Tuesday, November 5, 2019
Terminator: Dark Fate (2019) * *
Directed by: Tim Miller
Starring: Linda Hamilton, Mackenzie Davis, Arnold Schwarzenegger, Gabriel Luna, Diego Boneta, Natalia Reyes
I wrote at the end of my Terminator: Genisys (2015) review that there isn't anything more that can be done with this material. I'm Terminatored out, and Terminator: Dark Fate is a retelling of the same story, only Skynet has been replaced with another technology called Legion which will take over the world and eradicate the human race in the near future.
Here is a question which never occurred to me until now: With the planet in ruins and any remaining humans using any available resources just to stay alive, how exactly do they send one of their own back in time to protect the future leader of the resistance? Same goes for Legion, who likely went ahead and destroyed their own headquarters with the same nuclear blasts. Ok, let's suspend our disbelief and just accept that both sides know how to utilize time travel. The action in Terminator: Dark Fate begins in 1998, shortly after the judgment day date came and went thanks to the actions of Sarah Connor (Hamilton), John Connor, and Arnold Schwarzenegger's hero terminator assigned to protect John in Terminator 2.

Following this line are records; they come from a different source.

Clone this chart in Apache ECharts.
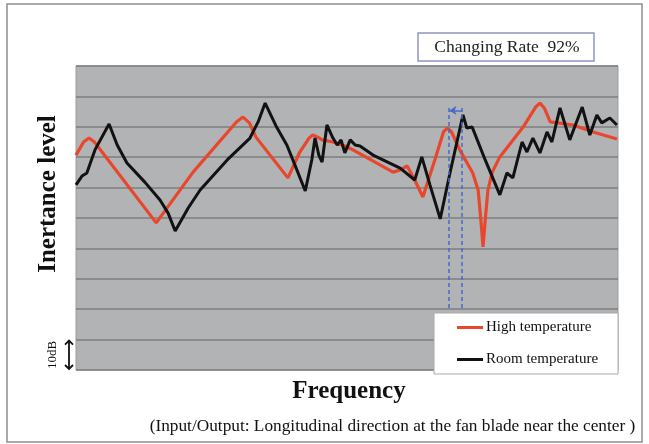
<!DOCTYPE html>
<html>
<head>
<meta charset="utf-8">
<script src="https://cdn.jsdelivr.net/npm/echarts@6/dist/echarts.min.js"></script>
<style>
  html, body { margin: 0; padding: 0; background: #ffffff; }
  #chart { width: 649px; height: 444px; }
</style>
</head>
<body>
<div id="chart"></div>
<script>
// Inertance level (dB) vs. normalised frequency (0-100 across the band)
const highFreq = [0, 1.4, 2.4, 3.4, 14.8, 21.6, 29.6, 30.8, 32.0, 33.2, 39.1, 41.3, 43.0, 43.7, 44.6, 45.4, 47.4, 49.6, 51.1, 58.5, 59.8, 61.1, 62.5, 64.0, 66.2, 67.8, 68.5, 69.3, 70.8, 73.2, 74.2, 74.7, 75.1, 75.5, 76.0, 76.8, 78.2, 82.5, 84.8, 85.6, 86.4, 87.5, 91.7, 95.4, 99.8];
const highLevel = [70.7, 75.0, 76.3, 75.0, 48.4, 65.1, 81.6, 83.2, 81.3, 76.6, 63.2, 71.7, 76.3, 77.3, 76.6, 75.7, 75.0, 73.7, 72.4, 65.1, 65.8, 67.1, 62.5, 56.9, 69.1, 78.3, 79.6, 78.3, 72.4, 64.8, 59.2, 49.3, 40.5, 49.3, 59.2, 65.1, 70.1, 79.9, 86.5, 87.8, 86.2, 81.6, 80.6, 78.3, 76.0];

const roomFreq = [0, 1.1, 2.0, 3.5, 6.1, 7.6, 9.4, 12.7, 15.5, 17.0, 18.3, 20.7, 22.9, 27.9, 32.1, 33.6, 34.9, 36.9, 38.9, 40.4, 42.3, 43.5, 44.1, 44.8, 45.4, 46.3, 47.4, 48.2, 48.9, 49.6, 50.6, 51.5, 52.4, 54.8, 59.8, 62.5, 63.8, 65.3, 67.2, 69.0, 71.4, 72.1, 73.1, 75.5, 78.2, 79.5, 80.6, 82.3, 83.2, 84.3, 85.6, 86.9, 87.8, 89.3, 91.1, 93.4, 94.8, 96.1, 97.0, 98.5, 99.8];
const roomLevel = [60.9, 63.8, 64.8, 72.4, 80.9, 74.0, 68.1, 61.8, 55.9, 51.6, 45.7, 53.3, 59.2, 69.1, 76.3, 81.6, 87.8, 80.3, 74.0, 67.4, 58.9, 69.1, 76.3, 70.7, 68.4, 80.6, 76.3, 74.0, 75.7, 71.4, 75.7, 74.0, 73.7, 70.7, 66.4, 62.5, 70.1, 60.9, 49.7, 64.8, 83.9, 79.6, 79.9, 69.1, 57.6, 64.8, 63.2, 75.0, 71.7, 76.3, 71.4, 78.3, 75.0, 86.2, 75.7, 86.5, 77.3, 83.9, 81.3, 82.9, 80.6];

// Resonance peak shift: room-temperature peak -> high-temperature peak
const peakRoom = 71.2;
const peakHigh = 68.8;
const markerTop = 86.2;
const markerBottom = 19.7;
const arrowLevel = 85.4;

const seriesNames = ['High temperature', 'Room temperature'];
const changingRate = 'Changing Rate  92%';

const serif = '"Liberation Serif", "DejaVu Serif", serif';

function pairs(xs, ys) { return xs.map((x, i) => [x, ys[i]]); }

const chart = echarts.init(document.getElementById('chart'), null, { renderer: 'canvas' });

chart.setOption({
  animation: false,
  backgroundColor: '#ffffff',
  grid: {
    left: 76, right: 31, top: 66, bottom: 74,
    show: true, backgroundColor: '#b2b3b5', borderColor: '#9c9da0', borderWidth: 1
  },
  xAxis: {
    type: 'value', min: 0, max: 100,
    axisLine: { show: false }, axisTick: { show: false }, axisLabel: { show: false },
    splitLine: { show: false }
  },
  yAxis: {
    type: 'value', min: 0, max: 100, interval: 10,
    axisLine: { show: false }, axisTick: { show: false }, axisLabel: { show: false },
    splitLine: { show: true, lineStyle: { color: '#7d7e81', width: 1.5 } }
  },
  legend: {
    data: seriesNames,
    orient: 'vertical',
    left: 434, top: 313,
    padding: [7, 20, 7, 23],
    itemGap: 17,
    itemWidth: 26, itemHeight: 3,
    icon: 'rect',
    backgroundColor: '#ffffff',
    borderColor: '#a9a9a9', borderWidth: 1,
    textStyle: { fontFamily: serif, fontSize: 15, color: '#111', padding: [0, 0, 0, -2] }
  },
  series: [
    {
      name: seriesNames[0], type: 'line', data: pairs(highFreq, highLevel),
      symbol: 'none', smooth: false,
      lineStyle: { color: '#e8472c', width: 3.2 }, itemStyle: { color: '#e8472c' }
    },
    {
      name: seriesNames[1], type: 'line', data: pairs(roomFreq, roomLevel),
      symbol: 'none', smooth: false,
      lineStyle: { color: '#121212', width: 3 }, itemStyle: { color: '#121212' }
    },
    {
      name: 'shift', type: 'line', data: [], silent: true,
      markLine: {
        silent: true, animation: false,
        label: { show: false },
        emphasis: { disabled: true },
        data: [
          [{ coord: [peakHigh, markerTop], symbol: 'none' }, { coord: [peakHigh, markerBottom], symbol: 'none' }],
          [{ coord: [peakRoom, markerTop], symbol: 'none' }, { coord: [peakRoom, markerBottom], symbol: 'none' }],
          [{ coord: [peakRoom, arrowLevel], symbol: 'none', lineStyle: { type: 'solid' } },
           { coord: [peakHigh + 0.1, arrowLevel], symbol: 'arrow', symbolSize: [7, 7] }]
        ],
        lineStyle: { color: '#4a68cc', width: 1.5, type: [4, 3] }
      }
    }
  ],
  graphic: [
    {
      id: 'frame', type: 'rect', silent: true, z: -10,
      shape: { x: 7, y: 4, width: 635, height: 438 },
      style: { fill: 'none', stroke: '#8e8e8e', lineWidth: 1.5 }
    },
    {
      id: 'rateBox', type: 'rect', silent: true,
      shape: { x: 418, y: 33, width: 176, height: 28 },
      style: { fill: '#ffffff', stroke: '#8f95c6', lineWidth: 1.5 }
    },
    {
      id: 'rateText', type: 'text', silent: true, x: 507, y: 47,
      style: { text: changingRate, fontFamily: serif, fontSize: 17.5, fill: '#222', align: 'center', verticalAlign: 'middle' }
    },
    {
      id: 'yTitle', type: 'text', silent: true, x: 49, y: 194, rotation: Math.PI / 2,
      style: { text: 'Inertance level', fontFamily: serif, fontWeight: 'bold', fontSize: 25, fill: '#111', align: 'center', verticalAlign: 'middle' }
    },
    {
      id: 'xTitle', type: 'text', silent: true, x: 349, y: 392,
      style: { text: 'Frequency', fontFamily: serif, fontWeight: 'bold', fontSize: 25, fill: '#111', align: 'center', verticalAlign: 'middle' }
    },
    {
      id: 'note', type: 'text', silent: true, x: 392.5, y: 426,
      style: { text: '(Input/Output: Longitudinal direction at the fan blade near the center )', fontFamily: serif, fontSize: 17.3, fill: '#111', align: 'center', verticalAlign: 'middle' }
    }
  ]
});

// 10 dB scale marker: a double arrow spanning one grid interval, plus its label
const yA = chart.convertToPixel({ yAxisIndex: 0 }, 10);
const yB = chart.convertToPixel({ yAxisIndex: 0 }, 0);
const ax = 69;
const head = 4;
const arrowStyle = { stroke: '#111', lineWidth: 1.8, fill: 'none' };
chart.setOption({
  graphic: [
    {
      id: 'scaleShaft', type: 'polyline', silent: true,
      shape: { points: [[ax, yA + 1], [ax, yB - 1]] }, style: arrowStyle
    },
    {
      id: 'scaleHeadTop', type: 'polyline', silent: true,
      shape: { points: [[ax - head, yA + head + 1], [ax, yA + 1], [ax + head, yA + head + 1]] }, style: arrowStyle
    },
    {
      id: 'scaleHeadBottom', type: 'polyline', silent: true,
      shape: { points: [[ax - head, yB - head - 1], [ax, yB - 1], [ax + head, yB - head - 1]] }, style: arrowStyle
    },
    {
      id: 'scaleLabel', type: 'text', silent: true, x: 53, y: (yA + yB) / 2, rotation: Math.PI / 2,
      style: { text: '10dB', fontFamily: serif, fontSize: 13, fill: '#111', align: 'center', verticalAlign: 'middle' }
    }
  ]
});
</script>
</body>
</html>
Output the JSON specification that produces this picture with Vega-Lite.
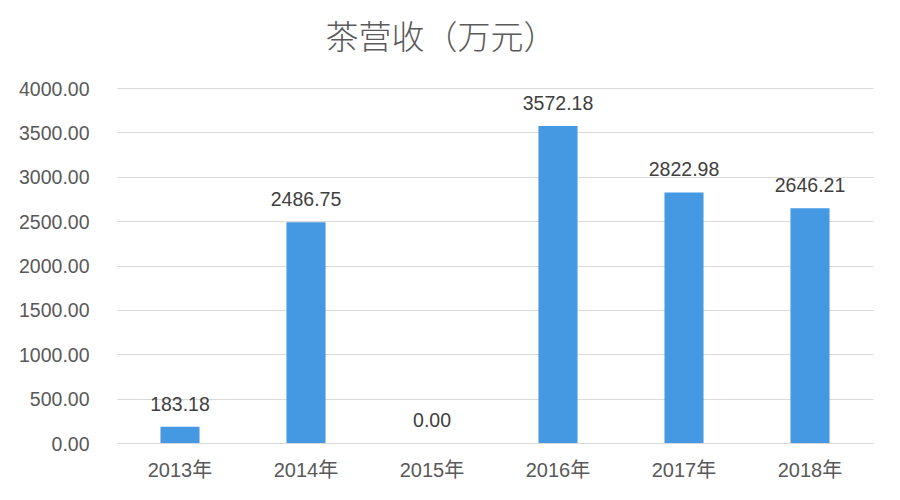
{
  "$schema": "https://vega.github.io/schema/vega-lite/v6.json",
  "autosize": "none",
  "width": 756,
  "height": 355,
  "padding": {"left": 117, "top": 88, "right": 27, "bottom": 57},
  "background": "white",
  "config": {
    "view": {"stroke": null},
    "font": "Liberation Sans, Noto Sans CJK SC"
  },
  "title": {
    "text": "茶营收（万元）",
    "font": "Noto Sans CJK SC",
    "fontSize": 33,
    "fontWeight": 300,
    "color": "#5a5a5a",
    "anchor": "middle",
    "dx": -54,
    "offset": 23
  },
  "data": {
    "values": [
      {"year": "2013年", "value": 183.18},
      {"year": "2014年", "value": 2486.75},
      {"year": "2015年", "value": 0.00},
      {"year": "2016年", "value": 3572.18},
      {"year": "2017年", "value": 2822.98},
      {"year": "2018年", "value": 2646.21}
    ]
  },
  "encoding": {
    "x": {
      "field": "year",
      "type": "nominal",
      "sort": null,
      "scale": {"paddingInner": 0.69, "paddingOuter": 0.345},
      "axis": {
        "title": null,
        "labelAngle": 0,
        "labelFontSize": 20,
        "labelColor": "#595959",
        "labelFont": "Liberation Sans, Noto Sans CJK SC",
        "labelPadding": 17,
        "ticks": false,
        "domain": true,
        "domainColor": "#d9d9d9",
        "domainWidth": 1
      }
    },
    "y": {
      "field": "value",
      "type": "quantitative",
      "scale": {"domain": [0, 4000]},
      "axis": {
        "title": null,
        "values": [0, 500, 1000, 1500, 2000, 2500, 3000, 3500, 4000],
        "format": ".2f",
        "labelFontSize": 19.5,
        "labelColor": "#595959",
        "labelPadding": 28,
        "labelOffset": 1,
        "ticks": false,
        "domain": false,
        "grid": true,
        "gridColor": "#d9d9d9",
        "gridWidth": 1
      }
    }
  },
  "layer": [
    {"mark": {"type": "bar", "color": "#4599e3"}},
    {
      "mark": {
        "type": "text",
        "dy": -16,
        "baseline": "alphabetic",
        "fontSize": 19.5,
        "color": "#404040",
        "font": "Liberation Sans"
      },
      "encoding": {"text": {"field": "value", "type": "quantitative", "format": ".2f"}}
    }
  ]
}
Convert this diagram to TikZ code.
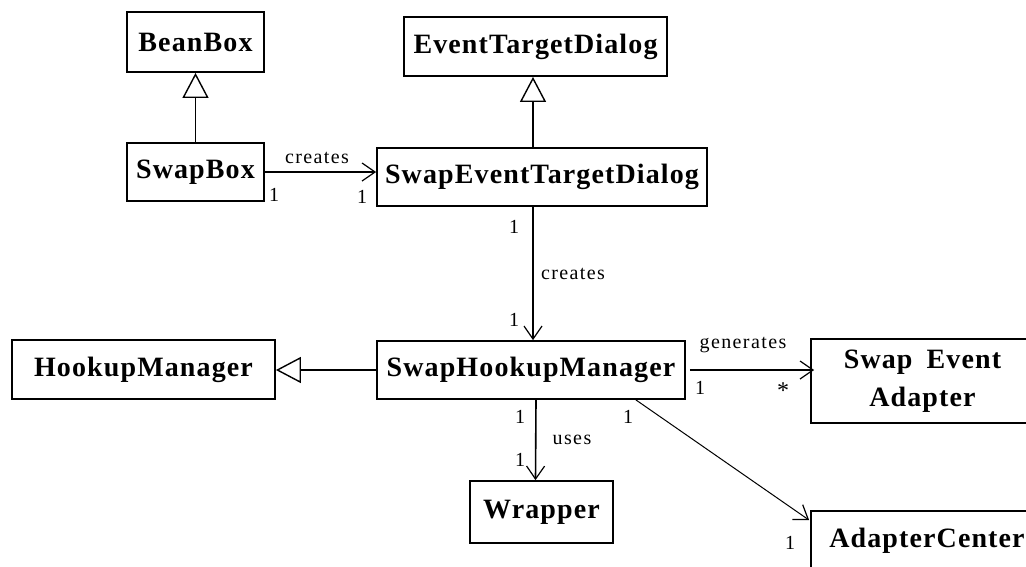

Another terminator (also played by Schwarzenegger), who didn't get the memo that judgment day was avoided, kills John and leaves Sarah living off the grid while hunting terminators for the rest of her life. Cut to 2020 Mexico, a new model Rev-9 Terminator (Luna) and a mostly human (save for a few cyborg parts) woman named Grace (Davis) battle over a young woman named Dani (Reyes), who one day will become the leader of the resistance against Legion. Grace was sent back to protect Dani from being terminated by the Rev-9, who like previous terminators is impervious to pain and can repair itself back to normal after being shot, stabbed, blown apart, and crushed. Sounds like Michael Myers.
Sarah Connor shows up at the scene just in time to help Grace and Dani with help from anonymous texts directing her to where the terminators are. How does this source know this stuff? Again, let's just suspend our disbelief so we don't drive ourselves crazy. The identity of the source is not a shock, although the movie perks up slightly when Schwarzenegger reappears as the terminator who offed John, but after living among humans has grown a conscience and human emotions. He is remorseful for killing John and joins the mission to protect Dani from doom.
Switch out the name Dani for Sarah Connor and Legion for Skynet and you have the same story as every other Terminator movie. Terminator: Dark Fate is supposed to be the direct sequel to Terminator 2: Judgment Day, so like last year's Halloween, we are asked to forget all about the other Terminator movies we saw. The problem is: This Terminator movie is not much different than the sequels it wants us to erase from our memories. We have the chases, things blowing up, bodies flying around, and the Terminator absorbing more shotgun shells than ever before. It's all old hat by this point. The original Terminator worked on the level of a horror film in which you can't escape the bad guy who keeps on coming. Terminator 2: Judgment Day took this idea to a superior level of excitement and masterful technology. Every other Terminator film has tried to reclaim the magic of the first two, and it simply can't be done. Time to move on.